Friday, December 31, 2010


She is here, sweet, beautiful, kicking up her heels already. Cinnamon arrived the evening of Dec. 26th, Tinkerbell's fourth calf, and first one to be a girl. That day Tressa was making biscuits that she covered with generous pinches of cinnamon, the smell and fine red dust all over her hands, the counter, a little bit sprinkling down to the floor- the calf looked like she had been in the kitchen and been sprinkled by Tressa too, just exactly that color, and so her name is Cinnamon.

Wishing everyone a healthy and prosperous New Year!

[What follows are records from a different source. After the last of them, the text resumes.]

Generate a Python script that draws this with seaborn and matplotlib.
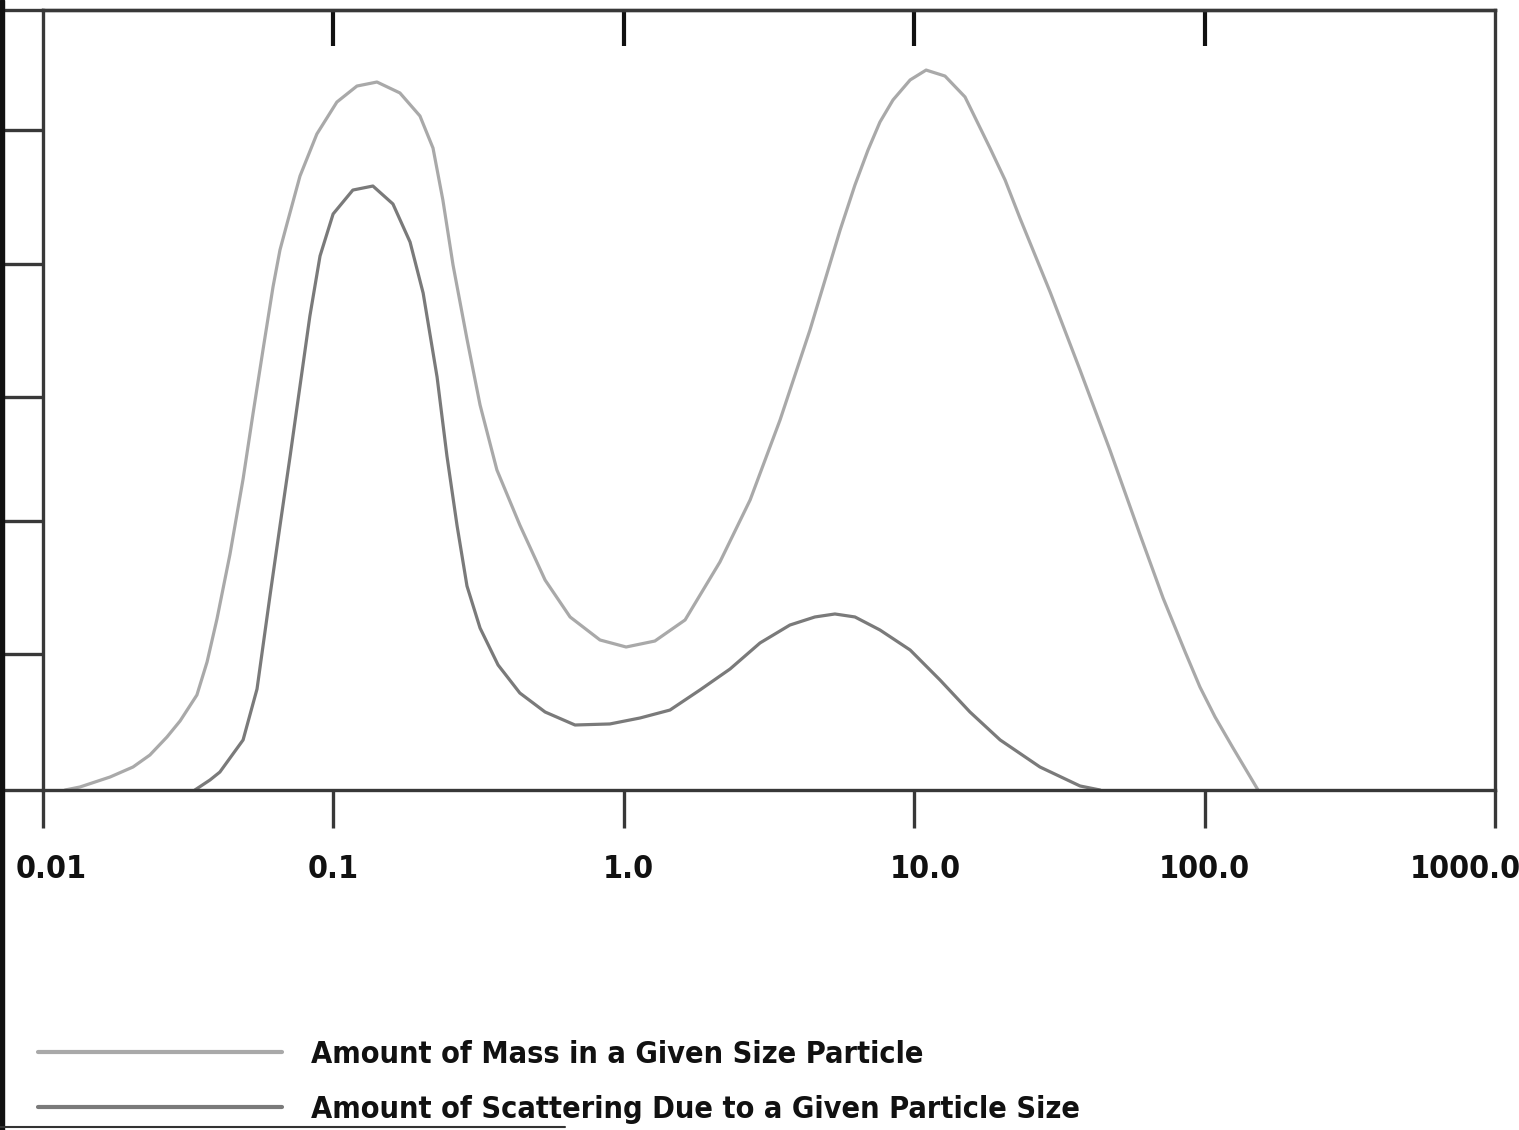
import numpy as np
import pandas as pd
import matplotlib
matplotlib.use("Agg")
import matplotlib.pyplot as plt
import seaborn as sns
from matplotlib.transforms import ScaledTranslation
from matplotlib.patches import Rectangle
from matplotlib.lines import Line2D

# ---- data: log10 particle size (micrometres) and relative amount ----
mass_logsize = [-1.924, -1.873, -1.769, -1.690, -1.632, -1.573, -1.528, -1.470, -1.435, -1.401,
                -1.356, -1.311, -1.277, -1.242, -1.208, -1.184, -1.160, -1.115, -1.057, -0.988,
                -0.919, -0.850, -0.771, -0.702, -0.657, -0.623, -0.588, -0.540, -0.495,
                -0.437, -0.358, -0.271, -0.185, -0.082, 0.008, 0.107, 0.211, 0.331,
                0.435, 0.538, 0.641, 0.745, 0.796, 0.841, 0.882, 0.927, 0.986, 1.041,
                1.106, 1.175, 1.261, 1.313, 1.364, 1.468, 1.571, 1.674, 1.778, 1.857,
                1.933, 1.984, 2.036, 2.098, 2.184]
mass_amount = [0.0, 0.023, 0.10, 0.177, 0.269, 0.408, 0.531, 0.731, 0.985, 1.315,
               1.815, 2.392, 2.892, 3.392, 3.869, 4.154, 4.354, 4.723, 5.046, 5.292,
               5.415, 5.446, 5.362, 5.185, 4.938, 4.538, 4.038, 3.469, 2.962,
               2.462, 2.038, 1.615, 1.331, 1.154, 1.100, 1.146, 1.308, 1.754,
               2.231, 2.846, 3.538, 4.308, 4.654, 4.923, 5.138, 5.308, 5.462, 5.538,
               5.492, 5.331, 4.938, 4.692, 4.400, 3.831, 3.231, 2.615, 1.962, 1.477,
               1.062, 0.792, 0.562, 0.323, 0.0]

scat_logsize = [-1.477, -1.425, -1.391, -1.311, -1.263, -1.218, -1.184, -1.149, -1.115,
                -1.081, -1.046, -1.001, -0.933, -0.864, -0.795, -0.736, -0.691, -0.643,
                -0.609, -0.574, -0.540, -0.495, -0.433, -0.358, -0.271, -0.168, -0.048,
                0.056, 0.159, 0.262, 0.366, 0.469, 0.572, 0.658, 0.727, 0.796, 0.882,
                0.986, 1.089, 1.192, 1.296, 1.433, 1.571, 1.640]
scat_amount = [0.0, 0.077, 0.138, 0.385, 0.777, 1.500, 2.031, 2.569, 3.108,
               3.646, 4.108, 4.431, 4.615, 4.646, 4.508, 4.215, 3.823, 3.177,
               2.569, 2.031, 1.569, 1.246, 0.962, 0.746, 0.600, 0.500, 0.508,
               0.554, 0.615, 0.769, 0.931, 1.131, 1.269, 1.331, 1.354, 1.331, 1.231,
               1.077, 0.846, 0.600, 0.385, 0.177, 0.031, 0.0]

series_labels = ["Amount of Mass in a Given Size Particle",
                 "Amount of Scattering Due to a Given Particle Size"]
x_ticks = [0.01, 0.1, 1.0, 10.0, 100.0, 1000.0]
x_tick_labels = ["0.01", "0.1", "1.0", "10.0", "100.0", "1000.0"]
y_ticks = [0, 1.05, 2.07, 3.02, 4.05, 5.08, 6]

df = pd.concat([
    pd.DataFrame({"size": np.power(10.0, mass_logsize), "amount": mass_amount,
                  "series": series_labels[0]}),
    pd.DataFrame({"size": np.power(10.0, scat_logsize), "amount": scat_amount,
                  "series": series_labels[1]}),
])

sns.set_style("white")
FONT = ["DejaVu Sans"]
plt.rcParams["font.family"] = FONT

W, H = 1519, 1130
fig = plt.figure(figsize=(W / 100, H / 100), dpi=100)
fig.patch.set_facecolor("white")
ax = fig.add_axes([43 / W, 1 - 790 / H, (1495 - 43) / W, (790 - 10) / H])

palette = {series_labels[0]: "#a9a9a9", series_labels[1]: "#7a7a7a"}
sns.lineplot(data=df, x="size", y="amount", hue="series", palette=palette,
             linewidth=2.3, sort=False, estimator=None, ax=ax, legend=True)
for ln in ax.get_lines():
    ln.set_solid_joinstyle("round")

ax.set_xscale("log")
ax.set_xlim(0.01, 1000)
ax.set_ylim(0, 6)
ax.set_xlabel("")
ax.set_ylabel("")
ax.minorticks_off()

spine_c = "#383838"
for s in ax.spines.values():
    s.set_visible(True)
    s.set_color(spine_c)
    s.set_linewidth(2.4)

ax.set_yticks(y_ticks)
ax.set_yticklabels([])
ax.tick_params(axis="y", direction="out", length=28, width=2.4, color=spine_c, left=True)

ax.set_xticks(x_ticks)
ax.set_xticklabels([])
ax.tick_params(axis="x", which="major", direction="out", length=27, width=2.4,
               color=spine_c, bottom=True)
ax.tick_params(axis="x", which="minor", bottom=False, top=False)

# tick labels, nudged like the original (first/last kept inside the figure)
label_dx = [8, 0, 5, 11, 0, -30]
for xv, txt, dx in zip(x_ticks, x_tick_labels, label_dx):
    ax.text(xv, -0.1013, txt,
            transform=ax.get_xaxis_transform() + ScaledTranslation(dx / 100, 0, fig.dpi_scale_trans),
            ha="center", va="center", fontsize=23, fontweight="bold",
            fontstretch="condensed", color="#111111", clip_on=False)

sec = ax.secondary_xaxis("top")
sec.set_xticks(x_ticks[1:-1])
sec.set_xticklabels([])
sec.tick_params(axis="x", which="major", direction="in", length=26, width=3.0, color="#111111")
sec.tick_params(axis="x", which="minor", top=False)
sec.spines["top"].set_color(spine_c)
sec.spines["top"].set_linewidth(2.4)

# legend
handles, labs = ax.get_legend_handles_labels()
leg = ax.legend(handles, labs, loc="upper left", bbox_to_anchor=(38 / W, 1 - 1040 / H),
                bbox_transform=fig.transFigure, frameon=False, borderpad=0, borderaxespad=0,
                handlelength=8.0, handletextpad=0.95, labelspacing=0.85,
                prop={"family": FONT, "weight": "bold", "size": 22, "stretch": "condensed"})
for t in leg.get_texts():
    t.set_color("#111111")
for ln in leg.get_lines():
    ln.set_linewidth(3)

# scan-edge artefacts of the original figure
fig.patches.append(Rectangle((0, 0), 4 / W, 1, transform=fig.transFigure, color="#111111", zorder=0))
fig.add_artist(Line2D([0, 565 / W], [1 - 1127 / H, 1 - 1127 / H], transform=fig.transFigure,
                      color="#333333", linewidth=1.5))

fig.savefig("out.png", dpi=100, facecolor="white")
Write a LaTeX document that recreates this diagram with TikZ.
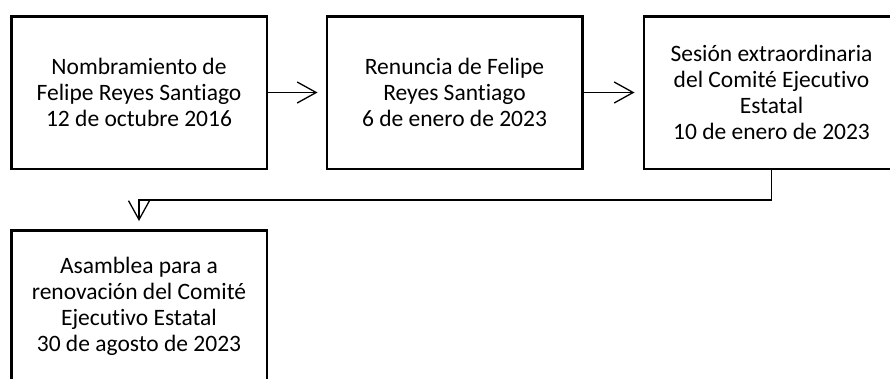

Thursday, December 23, 2010

Winter morning chores

Tinkerbell is about to have her calf! Just got back from morning chores- winter morning chores, snowy, quiet, chickadees singing- and still no baby yet, but she is close. She is in the barn with some of this year's lambs, as well as a few renegade chickens and our barn cats, River, Fuzzy, Raindrop and Bone. Most of the chickens are in the greenhouse, their winter quarters, where they can keep scratching in the dirt even when there is snow outside. The chickens' egg production follows the light, and so in December we were down to one egg a day, and then no egg on the solstice, but this morning we are back to one...and that's from forty hens! More daylight, more eggs, so it will only go up from here, but in the meantime we have been getting eggs for breakfast from neighbors who have lights in their hen house.

I walk by our clay oven on the way to the greenhouse, all tucked under a snowy roof, so quiet compared to the fire and bustle of summer pizza nights. These quieter winter days are fueled by the abundance of summer, in the hay we feed to the cow and sheep, the berries we have on our pancakes for breakfast this morning, the memories we carry tucked in our pockets.